Multiple GPUs error cuLaunchKernel 400

I am testing the example for multiple GPUs on page 16 from PGI Accel. Compilers OpenACC Getting Started Guide v.13.2. Using 1 OpenMP thread and 1 GPU works fine, but for 2 GPUs with 2 OpenMP threads I get the error message cuLaunchKernel 400: Invalid handle. The machine has 2 M2070 GPUs, the latest nVidia driver for OracleLinux 6.3 and 13.2 PGI CDK.

i have the same problem :S

Sorry about that. This is a known issue that has been fixed in the 13.3 release (just released yesterday March 12th on Linux, Windows to follow here shortly).

% setenv OMP_NUM_THREADS 2
% pgf90 -acc multi.f90 -mp -lacml -V13.2 ; a.out
 Host Serial    2489.612915315794     
call to cuLaunchKernel returned error 400: Invalid handle
call to cuMemcpyDtoHAsync returned error 4: Deinitialized
% pgf90 -acc multi.f90 -mp -lacml -V13.3 ; a.out
 Host Serial    2489.612915315794     
 Multi-Device Parallel    2489.612915315794
  • Mat

Hi Mat, as you told us, this issue is solved in ver 13.3 for our code too.

Thank you,

Hi, I have the same problem using pgi 14.3 on my windows machine. This machine has 4 GeForce GTX780Ti.
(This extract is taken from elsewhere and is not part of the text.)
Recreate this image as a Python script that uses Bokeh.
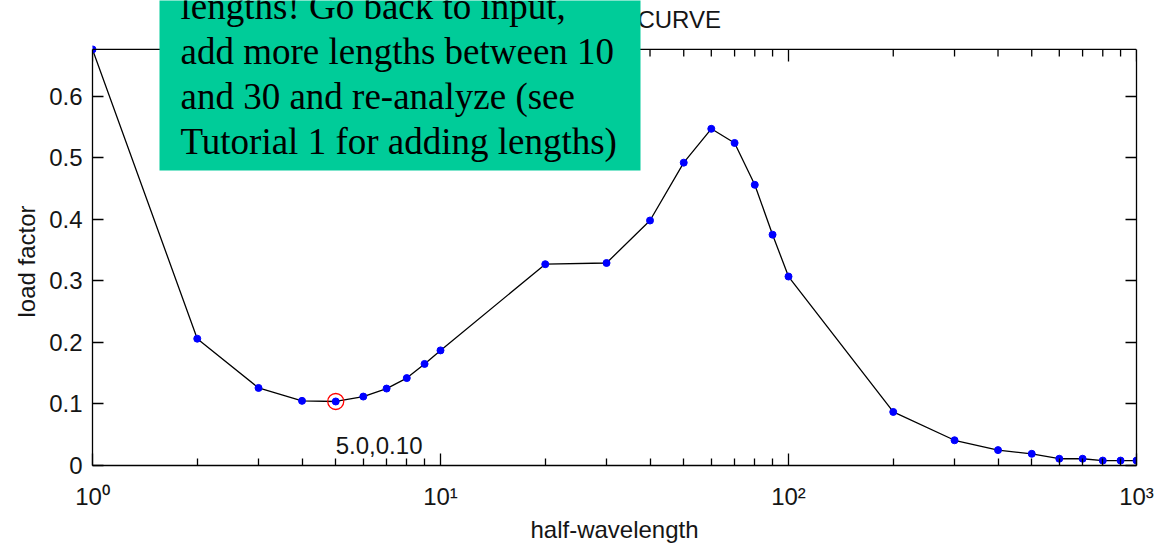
import math
from bokeh.plotting import figure
from bokeh.models import (Range1d, LinearAxis, FixedTicker, Label, Span, Title,
                          BoxAnnotation, ColumnDataSource)
from bokeh.embed import file_html
from bokeh.resources import INLINE

# ---------------- data ----------------
half_wavelength = [1, 2, 3, 4, 5, 6, 7, 8, 9, 10, 20, 30, 40, 50, 60, 70, 80, 90,
                   100, 200, 300, 400, 500, 600, 700, 800, 900, 1000]
load_factor = [0.676, 0.206, 0.126, 0.105, 0.104, 0.112, 0.125, 0.142, 0.165, 0.187,
               0.327, 0.329, 0.398, 0.492, 0.547, 0.524, 0.456, 0.375,
               0.307, 0.087, 0.041, 0.025, 0.019, 0.011, 0.011, 0.008, 0.008, 0.008]
marked_length = 5

x_major_ticks = [1, 10, 100, 1000]
x_tick_labels = ["10\u2070", "10\u00b9", "10\u00b2", "10\u00b3"]
y_ticks = [0, 0.1, 0.2, 0.3, 0.4, 0.5, 0.6]
y_tick_labels = ["0", "0.1", "0.2", "0.3", "0.4", "0.5", "0.6"]
y_axis_top = 0.676

title_text = "BUCKLING CURVE"
x_label_text = "half-wavelength"
y_label_text = "load factor"
note_lines = ["lengths! Go back to input,",
              "add more lengths between 10",
              "and 30 and re-analyze (see",
              "Tutorial 1 for adding lengths)"]

# ---------------- figure ----------------
FONT = "Liberation Sans"
TXT = "#151515"
W, H = 1162, 545
FRAME_L, FRAME_R, AX_TOP, FRAME_B = 92, 1136, 49, 466
# frame runs to the canvas top so the note box can overlap the top border
y_end = y_axis_top * FRAME_B / (FRAME_B - AX_TOP)

p = figure(width=W, height=H, x_axis_type="log",
           x_range=Range1d(1, 1000), y_range=Range1d(0, y_end),
           output_backend="svg", toolbar_location=None,
           min_border_left=FRAME_L, min_border_right=W - FRAME_R,
           min_border_top=0, min_border_bottom=H - FRAME_B)
p.xgrid.visible = False
p.ygrid.visible = False
p.outline_line_color = None
p.background_fill_color = "white"
p.border_fill_color = "white"

x_minor = [m * 10 ** k for k in range(3) for m in range(2, 10)]
xticker = FixedTicker(ticks=x_major_ticks, minor_ticks=x_minor)
yticker = FixedTicker(ticks=y_ticks, minor_ticks=[])


def style(ax):
    ax.axis_line_color = "black"
    ax.axis_line_width = 1.3
    ax.major_tick_line_color = "black"
    ax.minor_tick_line_color = "black"
    ax.major_tick_line_width = 1.3
    ax.minor_tick_line_width = 1.3
    ax.major_tick_out = 0
    ax.minor_tick_out = 0


bottom = p.xaxis[0]
bottom.ticker = xticker
style(bottom)
bottom.major_tick_in = 12
bottom.minor_tick_in = 7
bottom.major_label_overrides = {t: s for t, s in zip(x_major_ticks, x_tick_labels)}
bottom.major_label_text_font = FONT
bottom.major_label_text_font_size = "24px"
bottom.major_label_text_color = TXT
bottom.major_label_standoff = 17
bottom.axis_label = x_label_text
bottom.axis_label_text_font = FONT
bottom.axis_label_text_font_size = "24px"
bottom.axis_label_text_font_style = "normal"
bottom.axis_label_text_color = TXT
bottom.axis_label_standoff = 3

left = p.yaxis[0]
left.ticker = yticker
style(left)
left.bounds = (0, y_axis_top)
left.major_tick_in = 11
left.minor_tick_in = 0
left.major_label_overrides = {t: s for t, s in zip(y_ticks, y_tick_labels)}
left.major_label_text_font = FONT
left.major_label_text_font_size = "24px"
left.major_label_text_color = TXT
left.major_label_standoff = 10

# y-axis label centred on the axes box (not on the taller frame)
p.add_layout(Title(text=y_label_text, align="left", offset=148, vertical_align="top",
                   text_font=FONT, text_font_size="24px", text_font_style="normal",
                   text_color=TXT), "left")

right = LinearAxis(ticker=yticker)
style(right)
right.bounds = (0, y_axis_top)
right.major_tick_in = 11
right.minor_tick_in = 0
right.major_label_text_font_size = "1px"
right.major_label_text_alpha = 0
right.major_label_standoff = 0
p.add_layout(right, "right")

# top border of the axes box with inward ticks
p.add_layout(Span(location=y_axis_top, dimension="width", line_color="black",
                  line_width=1.3))
p.ray(x=x_major_ticks, y=[y_axis_top] * len(x_major_ticks), length=12,
      length_units="screen", angle=-math.pi / 2, line_color="black", line_width=1.3)
p.ray(x=x_minor, y=[y_axis_top] * len(x_minor), length=7,
      length_units="screen", angle=-math.pi / 2, line_color="black", line_width=1.3)

# ---------------- data marks ----------------
src = ColumnDataSource(dict(x=half_wavelength, y=load_factor))
p.line("x", "y", source=src, line_color="black", line_width=1.3)
p.scatter("x", "y", source=src, size=7, fill_color="blue", line_color="blue")

idx = half_wavelength.index(marked_length)
mx, my = half_wavelength[idx], load_factor[idx]
p.scatter([mx], [my], size=16, fill_color=None, line_color="red", line_width=1.3)
p.add_layout(Label(x=mx, y=my, y_offset=-44, text=f"{mx:.1f},{my:.2f}",
                   text_font=FONT, text_font_size="24px", text_color=TXT,
                   text_align="left", text_baseline="alphabetic"))

# title (partly hidden by the note box)
p.add_layout(Label(x=(FRAME_L + FRAME_R) / 2, y=19, x_units="canvas", y_units="canvas",
                   text=title_text, text_font=FONT, text_font_size="24px",
                   text_color=TXT, text_align="center", text_baseline="alphabetic"))

# green note box
p.add_layout(BoxAnnotation(left=159, right=640, top=-5, bottom=170,
                           left_units="canvas", right_units="canvas",
                           top_units="canvas", bottom_units="canvas",
                           fill_color="#00CC99", fill_alpha=1.0, line_color=None))
for i, line in enumerate(note_lines):
    p.add_layout(Label(x=180, y=5.7 + 45 * i, x_units="canvas", y_units="canvas",
                       text=line, text_font="Liberation Serif", text_font_size="37px",
                       text_color="black", text_align="left", text_baseline="alphabetic"))

open("out.html", "w").write(file_html(p, INLINE))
Using 1 OpenMP thread for 1 GPU works fine, but when i am trying to use 2 OpenMP threads each for one GPU I get this error. Here is the code snippet:

#pragma omp parallel num_threads(2)
		int i, j, k;
		int id, blocks, start, end;
		id = omp_get_thread_num();
		blocks = n/threads;
		start = id*blocks;
		end = (id+1)*blocks;
		acc_set_device_num(id+2, acc_device_nvidia);

		printf("copying %d\n", id);
		#pragma acc data copyin(aa[start*n:blocks*n])\
		printf("kernel %d\n", id);
			#pragma acc kernels loop collapse(2) private(j,k)
			for(i=start; i<end; i++)
				for(j=0; j<n; j++)
					float c = 0.0f;
					for(k=0; k<n; k++)
						c += aa[i*n+k] * bb[k*n+j];
					cc[i*n+j] = c;
		printf("after kernel %d\n", id);

And the output:

copying 0
copying 1
kernel 1
kernel 0
call to cuLaunchKernel returned error 400: Invalid handle

My compilation command:

pgcc -acc -mp -V14.3 -Minfo=accel -fast multi.c


Thanks miki_zizou. I’ve recreated the error here, filed a problem report (TPR#20174), and sent it off to engineer for further investigation.

Best Regards,

Is there an solution available?

I encountered this Problem in PGI 17.5 too.

Hi IngoSchulz85971,

TPR#20174 was fixed awhile ago and I doubled checked that the error miki_zizou was seeing does not occur with 17.5. Hence while the error may be the same, it’s cause is different.

Can you please post or send to PGI Customer Service ( a reproducing example as well as more information about your environment, such as OS, target devices, compilation flags, and details on how to run the program.


Hi, I sent a reproducing example and I am now waiting for response :)